In the recent decision of Alon Pty Ltd  NSWSC 1021 the Supreme Court of New South Wales considered the application of the administrator of a deceased person’s estate to have the deceased’s shares in a company transferred to him in the face of resistance from the company’s director (who was also the deceased’s son).
Years ago, mum and dad incorporated a company and, among other things, became shareholders of the company’s Class “A” voting shares.
The company held assets in its own capacity and also in its capacity as trustee of the family trust.
Mum and dad’s two sons, S1 and S2, eventually became directors of the Co.
In 2011, Mum retired leaving S1 and S2 as sole directors. In the same year the family trust deed was amended effectively placing the company in complete control of the trust, as both trustee and appointor.
In 2018 S2 ceased being a director, leaving S1 as sole director.
In 2019 mum died. In 2020 an administrator was appointed to mum’s estate.
The administrator found the company then had 11 Class “A” shares issued – 9 owned by mum, and one each owned by S1 and S2.
The administrator served on S1 an application to transfer mum’s shares to him.
If the application was registered, the administrator would hold 9 voting shares, allowing him to instal new directors and take control of the company.
The administrator chased S1 a number of times to seek to become registered as the true holder of mum’s shares, and threatened Court proceedings and an indemnity costs order if the matter was litigated
S2, in 2021, then transferred mum’s Class “A” shares to himself and allotted more shares of other classes to himself.
In May 2021 the administrator commenced the proceedings seeking to rectify the company’s share register to reflect his ownership (as administrator) of Mum’s shares and to reverse the allotment.
The Court found there was no just cause for S2 to fail to register the share transfer and made orders causing it to be registered.
S2 did not have power to allot himself extra shares as the Co required two directors and, from 2018, S2 was its sole director.
The transfer of mum’s shares and S2’s purported allotment of further shares to himself were both made without power and had no effect.
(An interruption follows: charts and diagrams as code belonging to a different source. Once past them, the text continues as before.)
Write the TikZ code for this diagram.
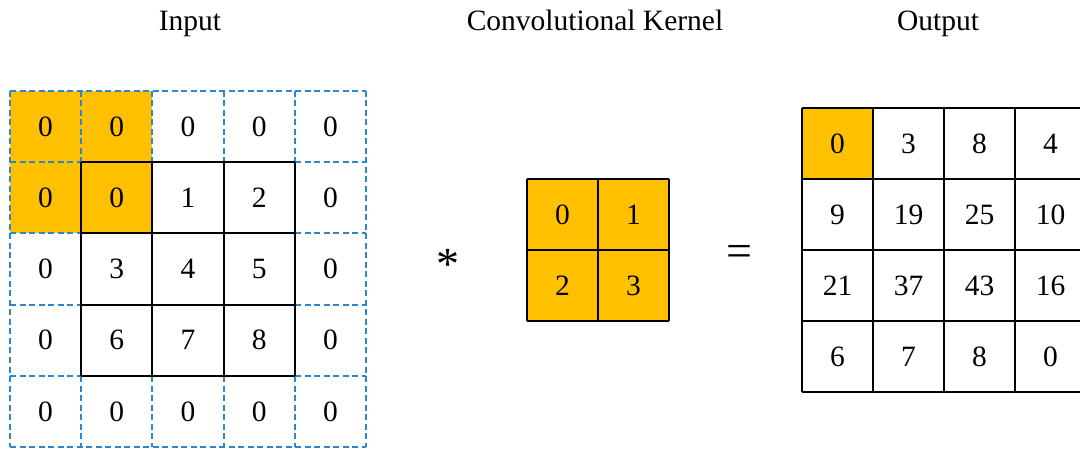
\documentclass[tikz,border=0pt]{standalone}
\usepackage{fontspec}
\setmainfont{Liberation Serif}
\definecolor{kgold}{RGB}{255,192,0}
\definecolor{dblue}{RGB}{46,134,204}
\begin{document}
\begin{tikzpicture}[x=1pt,y=-1pt,
  dashline/.style={draw=dblue,line width=1.8pt,dash pattern=on 6pt off 3.5pt},
  solidline/.style={draw=black,line width=1.7pt},
  cell/.style={inner sep=0pt,minimum size=70pt,font=\fontsize{29.5}{30}\selectfont},
  title/.style={inner sep=0pt,font=\fontsize{29.5}{30}\selectfont},
  symb/.style={inner sep=0pt,font=\fontsize{42}{42}\selectfont}]
\useasboundingbox (0,0) rectangle (1080,449);
\fill[white] (0,0) rectangle (1080,449);
% titles
\node[title,anchor=base] (tin) at (190,31) {Input};
\node[title,anchor=base] (tker) at (595,31) {Convolutional Kernel};
\node[title,anchor=base] (tout) at (938,31) {Output};
% ---------- input ----------
\def\gx{{10,81,152,224,295,366}}
\def\gy{{91,162,233,305,376,447}}
\fill[kgold] (10,91) rectangle (152,233);
\foreach \i in {0,...,5}{
  \pgfmathsetmacro{\xx}{\gx[\i]}
  \pgfmathsetmacro{\yy}{\gy[\i]}
  \draw[dashline] (\xx,91) -- (\xx,447);
  \draw[dashline] (10,\yy) -- (366,\yy);
}
\foreach \i in {1,...,4}{
  \pgfmathsetmacro{\xx}{\gx[\i]}
  \pgfmathsetmacro{\yy}{\gy[\i]}
  \draw[solidline] (\xx,162) -- (\xx,376);
  \draw[solidline] (81,\yy) -- (295,\yy);
}
\foreach \row [count=\r from 0] in {{0,0,0,0,0},{0,0,1,2,0},{0,3,4,5,0},{0,6,7,8,0},{0,0,0,0,0}}{
  \foreach \v [count=\c from 0] in \row {
    \node[cell] (in-\r-\c) at (45.6+\c*71.2,126.6+\r*71.2) {\v};
  }
}
% ---------- kernel ----------
\fill[kgold] (527,179) rectangle (669,321);
\foreach \p in {527,598,669}{
  \draw[solidline] (\p,179) -- (\p,321);
}
\foreach \p in {179,250,321}{
  \draw[solidline] (527,\p) -- (669,\p);
}
\foreach \row [count=\r from 0] in {{0,1},{2,3}}{
  \foreach \v [count=\c from 0] in \row {
    \node[cell] (k-\r-\c) at (562.5+\c*71,214.5+\r*71) {\v};
  }
}
% ---------- output ----------
\fill[kgold] (802,108) rectangle (873,179);
\foreach \i in {0,...,4}{
  \draw[solidline] (802+\i*71,108) -- (802+\i*71,392);
  \draw[solidline] (802,108+\i*71) -- (1086,108+\i*71);
}
\foreach \row [count=\r from 0] in {{0,3,8,4},{9,19,25,10},{21,37,43,16},{6,7,8,0}}{
  \foreach \v [count=\c from 0] in \row {
    \node[cell] (o-\r-\c) at (837.5+\c*71,143.5+\r*71) {\v};
  }
}
% operators
\node[symb,font=\fontsize{46}{46}\selectfont] (star) at (448,264) {*};
\node[symb,font=\fontsize{46}{46}\selectfont] (eq) at (739.5,256) {=};
\end{tikzpicture}
\end{document}
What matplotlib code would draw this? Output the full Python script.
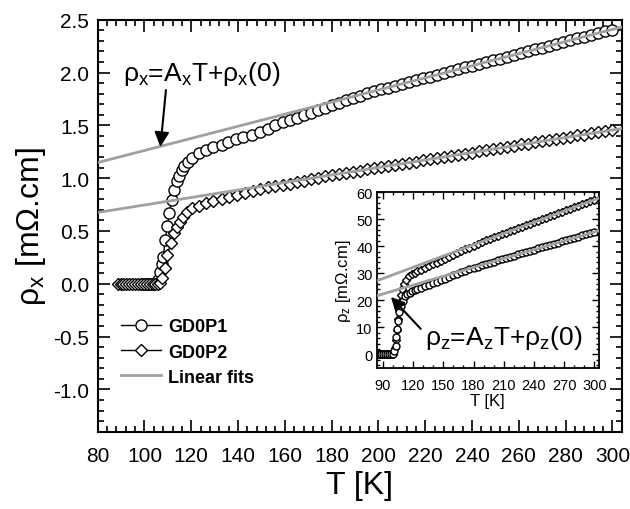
import numpy as np
import matplotlib
matplotlib.use('Agg')
import matplotlib.pyplot as plt
from matplotlib.ticker import MultipleLocator, FormatStrFormatter

plt.rcParams['font.family'] = ['Liberation Sans', 'DejaVu Sans']
plt.rcParams['mathtext.fontset'] = 'custom'
plt.rcParams['mathtext.rm'] = 'Liberation Sans'
plt.rcParams['mathtext.it'] = 'Liberation Sans'
plt.rcParams['mathtext.bf'] = 'Liberation Sans:bold'

# ---- main panel data (rho_x, mOhm.cm) ----
t_p1_low = [99.0, 100.5, 102.0, 103.5, 104.8, 105.8, 106.7, 107.5, 108.1, 108.8,
            109.8, 110.6, 111.7, 112.7, 113.8, 114.9, 116.0, 116.9, 118.4, 120.2,
            123.1, 126.4, 129.5, 133.1, 135.9, 139.2, 142.3, 145.9, 149.5, 153.0, 156.0]
rho_p1_low = [0.0, 0.0, 0.0, 0.0, 0.01, 0.04, 0.114, 0.19, 0.257, 0.415,
              0.548, 0.669, 0.796, 0.89, 0.97, 1.024, 1.074, 1.112, 1.15, 1.192,
              1.24, 1.265, 1.293, 1.318, 1.34, 1.366, 1.388, 1.41, 1.439, 1.468, 1.503]

t_p2_low = [88.5, 89.8, 91.0, 92.3, 93.5, 94.8, 96.0, 97.3, 98.5, 99.8, 101.0, 102.3,
            103.5, 104.7, 105.8, 106.6, 107.4, 108.8, 109.8, 111.2, 112.8, 113.8, 115.2,
            116.6, 118.1, 120.2, 123.1, 126.4, 129.5, 133.1, 136.3, 139.5, 143.0,
            146.4, 149.5, 153.0, 156.0]
rho_p2_low = [0.0, 0.0, 0.0, 0.0, 0.0, 0.0, 0.0, 0.0, 0.0, 0.0, 0.0, 0.0,
              0.0, 0.0, 0.0, 0.01, 0.051, 0.146, 0.273, 0.384, 0.479, 0.542, 0.589,
              0.637, 0.675, 0.717, 0.739, 0.764, 0.786, 0.805, 0.821, 0.836, 0.855,
              0.874, 0.897, 0.916, 0.927]

t_high = [159, 162, 165, 168, 171, 174, 177, 180, 183, 186, 189, 192, 195, 198,
          201, 204, 207, 210, 213, 216, 219, 222, 225, 228, 231, 234, 237, 240,
          243, 246, 249, 252, 255, 258, 261, 264, 267, 270, 273, 276, 279, 282,
          285, 288, 291, 294, 297, 300]
rho_p1_high = [1.528, 1.551, 1.574, 1.598, 1.621, 1.645, 1.668, 1.691, 1.715, 1.738,
               1.760, 1.782, 1.803, 1.823, 1.840, 1.858, 1.876, 1.892, 1.910, 1.926,
               1.945, 1.960, 1.979, 1.994, 2.014, 2.029, 2.048, 2.063, 2.082, 2.098,
               2.117, 2.132, 2.151, 2.166, 2.186, 2.201, 2.220, 2.235, 2.254, 2.269,
               2.289, 2.304, 2.323, 2.338, 2.357, 2.373, 2.392, 2.407]
rho_p2_high = [0.935, 0.949, 0.963, 0.976, 0.990, 1.004, 1.016, 1.029, 1.041, 1.051,
               1.063, 1.072, 1.084, 1.093, 1.106, 1.114, 1.127, 1.136, 1.148, 1.157,
               1.169, 1.178, 1.191, 1.199, 1.212, 1.221, 1.233, 1.242, 1.255, 1.263,
               1.276, 1.285, 1.297, 1.306, 1.319, 1.327, 1.340, 1.349, 1.361, 1.370,
               1.382, 1.391, 1.404, 1.412, 1.425, 1.434, 1.446, 1.455]

# linear fits rho = A*T + rho0
fit_x_p1 = (0.00573, 0.689)
fit_x_p2 = (0.00355, 0.391)

# ---- inset data (rho_z, mOhm.cm) ----
tz_p1_low = [86, 88, 90, 92, 94, 96, 98, 100.2, 101.5, 102.8, 103.5, 104.1, 105.2, 106.2,
             107.6, 109.6, 111.8, 114.2, 116.7, 119.2, 121.5]
rz_p1_low = [0, 0, 0, 0, 0, 0, 0, 0.2, 1.2, 3.2, 6.3, 9.4, 12.5, 15.6,
             18.0, 19.9, 21.7, 22.3, 22.8, 23.3, 23.7]
tz_p2_low = [85, 87, 89, 91, 93, 95, 97, 99, 100.5, 102, 103, 104, 105, 106, 107, 108,
             109.5, 111, 113, 116, 119, 121.5]
rz_p2_low = [0, 0, 0, 0, 0, 0, 0, 0, 0.3, 2.5, 5.5, 9.0, 13.0, 16.5, 19.5, 22.0,
             24.3, 26.0, 27.5, 28.8, 29.6, 30.2]
tz_high = [124, 128, 132, 136, 140, 144, 148, 152, 156, 160, 164, 168, 172, 176,
           180, 184, 188, 192, 196, 200, 204, 208, 212, 216, 220, 224, 228, 232,
           236, 240, 244, 248, 252, 256, 260, 264, 268, 272, 276, 280, 284, 288,
           292, 296, 300]
rz_p1_high = [24.1, 24.6, 25.2, 25.7, 26.3, 26.8, 27.4, 28.0, 28.6, 29.2, 29.7, 30.3,
              30.8, 31.4, 31.9, 32.45, 32.95, 33.4, 33.9, 34.3, 34.8, 35.2, 35.65,
              36.1, 36.5, 36.95, 37.4, 37.85, 38.25, 38.7, 39.15, 39.55, 40.0, 40.45,
              40.9, 41.3, 41.75, 42.2, 42.6, 43.05, 43.5, 43.95, 44.35, 44.8, 45.2]
rz_p2_high = [30.75, 31.35, 31.95, 32.6, 33.3, 33.9, 34.6, 35.3, 36.0, 36.7, 37.4,
              38.1, 38.8, 39.5, 40.15, 40.8, 41.45, 42.1, 42.7, 43.3, 43.85, 44.4,
              44.95, 45.5, 46.05, 46.6, 47.15, 47.7, 48.25, 48.8, 49.4, 49.95, 50.5,
              51.05, 51.6, 52.15, 52.7, 53.25, 53.8, 54.35, 54.9, 55.5, 56.05, 56.6, 57.1]
fit_z_p1 = (0.109, 12.54)
fit_z_p2 = (0.1386, 15.56)

gray = '#a0a0a0'

fig = plt.figure(figsize=(6.3, 5.1), dpi=100)
ax = fig.add_axes([0.155, 0.1516, 0.832, 0.8078])

ax.plot(t_p1_low + t_high, rho_p1_low + rho_p1_high, '-o', color='k', lw=1,
        ms=8, mfc='white', mec='k', mew=1.0, label='GD0P1', zorder=2)
ax.plot(t_p2_low + t_high, rho_p2_low + rho_p2_high, '-D', color='k', lw=1,
        ms=6, mfc='white', mec='k', mew=1.0, label='GD0P2', zorder=2)
tt = np.array([80, 304])
ax.plot(tt, fit_x_p1[0] * tt + fit_x_p1[1], color=gray, lw=2, label='Linear fits', zorder=3)
ax.plot(tt, fit_x_p2[0] * tt + fit_x_p2[1], color=gray, lw=2, zorder=3)

ax.set_xlim(80, 304)
ax.set_ylim(-1.4, 2.5)
ax.xaxis.set_major_locator(MultipleLocator(20))
ax.xaxis.set_minor_locator(MultipleLocator(4))
ax.yaxis.set_major_locator(MultipleLocator(0.5))
ax.yaxis.set_minor_locator(MultipleLocator(0.1))
ax.yaxis.set_major_formatter(FormatStrFormatter('%.1f'))
ax.tick_params(which='both', direction='in', top=True, right=True, width=1.2)
ax.tick_params(which='major', length=8.5, labelsize=15)
ax.tick_params(axis='x', which='major', pad=10)
ax.tick_params(axis='y', which='major', pad=6)
ax.tick_params(which='minor', length=4.5)
for s in ax.spines.values():
    s.set_linewidth(1.5)
ax.set_xlabel('T [K]', fontsize=23, labelpad=4)
ax.set_ylabel(r'$\rho_x$ [mΩ.cm]', fontsize=23, labelpad=4)

leg = ax.legend(loc='upper left', bbox_to_anchor=(0.045, 0.275), frameon=False,
                prop={'weight': 'bold', 'size': 13}, handlelength=2.2,
                handletextpad=0.4, labelspacing=0.45, borderpad=0, borderaxespad=0)

ax.annotate('', xy=(106.7, 1.27), xytext=(109.3, 1.86),
            arrowprops=dict(arrowstyle='-|>', color='k', lw=1.5, mutation_scale=22))
ax.text(90.8, 2.0, r'$\rho_x$=A$_x$T+$\rho_x$(0)', fontsize=19, va='center', ha='left')

# ---- inset ----
ins = fig.add_axes([0.598, 0.2765, 0.352, 0.345])
ins.plot(tz_p2_low + tz_high, rz_p2_low + rz_p2_high, '-D', color='k', lw=1,
         ms=3.8, mfc='white', mec='k', mew=1.0, zorder=2)
ins.plot(tz_p1_low + tz_high, rz_p1_low + rz_p1_high, '-o', color='k', lw=1,
         ms=5.0, mfc='white', mec='k', mew=1.0, zorder=2)
tz = np.array([84, 304])
ins.plot(tz, fit_z_p1[0] * tz + fit_z_p1[1], color=gray, lw=2, zorder=3)
ins.plot(tz, fit_z_p2[0] * tz + fit_z_p2[1], color=gray, lw=2, zorder=3)
ins.set_xlim(84, 304)
ins.set_ylim(-5, 60)
ins.xaxis.set_major_locator(MultipleLocator(30))
ins.xaxis.set_minor_locator(MultipleLocator(10))
ins.yaxis.set_major_locator(MultipleLocator(10))
ins.yaxis.set_minor_locator(MultipleLocator(2))
ins.tick_params(which='both', direction='in', top=True, right=True, width=1.0)
ins.tick_params(which='major', length=5, labelsize=10.5)
ins.tick_params(which='minor', length=2.5)
ins.tick_params(axis='x', which='major', pad=7)
ins.tick_params(axis='y', which='major', pad=3)
for s in ins.spines.values():
    s.set_linewidth(1.3)
ins.set_xlabel('T [K]', fontsize=12, labelpad=1)
ins.set_ylabel(r'$\rho_z$ [mΩ.cm]', fontsize=12, labelpad=2)
ins.annotate('', xy=(96.2, 22.0), xytext=(129.5, 8.7),
             arrowprops=dict(arrowstyle='-|>', color='k', lw=1.5, mutation_scale=20))
ins.text(131.5, 6.4, r'$\rho_z$=A$_z$T+$\rho_z$(0)', fontsize=19, va='center', ha='left')

fig.savefig('out.png', dpi=100)
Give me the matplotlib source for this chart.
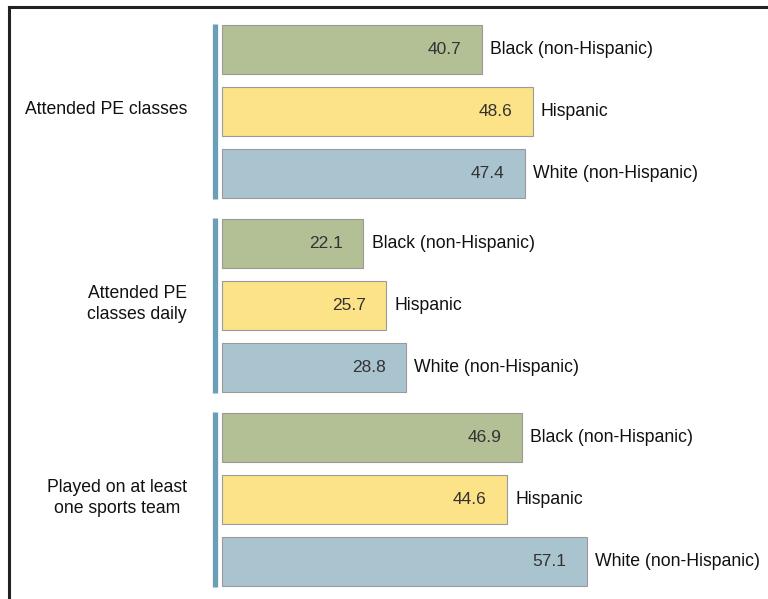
import numpy as np
import matplotlib
matplotlib.use('Agg')
import matplotlib.pyplot as plt
from matplotlib.lines import Line2D

plt.rcParams['font.family'] = ['Liberation Sans', 'DejaVu Sans']

groups = ['Attended PE classes', 'Attended PE\nclasses daily',
          'Played on at least\none sports team']
races = ['Black (non-Hispanic)', 'Hispanic', 'White (non-Hispanic)']
values = [[40.7, 48.6, 47.4],
          [22.1, 25.7, 28.8],
          [46.9, 44.6, 57.1]]

barcolors = ['#b3bf95', '#fce387', '#a9c4cf']
edgecol = '#9a9a9a'
linecol = '#6b9fb7'

W, H = 768, 599
x0 = 222.0       # pixel where bars start
pxu = 6.39       # pixels per percent

fig = plt.figure(figsize=(W / 100, H / 100), dpi=100)
ax = fig.add_axes([0, 0, 1, 1])
ax.set_xlim(-x0 / pxu, (W - x0) / pxu)
ax.set_ylim(H, 0)
ax.axis('off')

top0, pitch, gpitch, bh = 24.5, 62, 194, 49
for g, grp in enumerate(groups):
    gtop = top0 + g * gpitch
    centers = [gtop + bh / 2 + i * pitch for i in range(3)]
    ax.barh(centers, values[g], height=bh, color=barcolors,
            edgecolor=edgecol, linewidth=0.8)
    for c, v, r in zip(centers, values[g], races):
        ax.text(v - 3.2, c, '%.1f' % v, ha='right', va='center',
                fontsize=12.5, color='#333333')
        ax.text(v + 1.3, c, r, ha='left', va='center',
                fontsize=12.7, color='#111111')
    ybot = centers[-1] + bh / 2 + 1
    if g == 2:
        ybot = 587
    ax.plot([-1.1, -1.1], [gtop - 0.5, ybot], color=linecol, lw=3.8,
            solid_capstyle='butt')
    ax.text((187 - x0) / pxu, centers[1] - 1, grp, ha='right', va='center',
            multialignment='center', fontsize=12.7, color='#111111',
            linespacing=1.25)

# frame
fig.add_artist(Line2D([9 / W, 9 / W], [0, 1 - 7 / H], color='#222222',
                      lw=2.2, solid_capstyle='projecting'))
fig.add_artist(Line2D([9 / W, 1], [1 - 7 / H, 1 - 7 / H], color='#222222',
                      lw=2.2, solid_capstyle='projecting'))

fig.savefig('out.png', dpi=100)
Due to S2’s intransigence, the administrator pressed for an indemnity costs order.
An indemnity costs order arises from the unreasonable conduct of the litigation itself, not the conduct that led to the litigation.
S2’s intransigence and attempt to seize control as “majority shareholder” came before the litigation was commenced.
However the administrator warned heavily of the possibility of an indemnity costs order in the correspondence sent before litigation was commenced, S2’s defence was hopeless, and the Court found the estate should not be depleted by S2’s unreasonable refusal to agree to the orders sought.
The administrator got essentially what he came for, including the indemnity costs order.
This is a lesson in understanding what rights you have as a director, and the difficult outcomes you can face if you try to do what you’re not supposed to.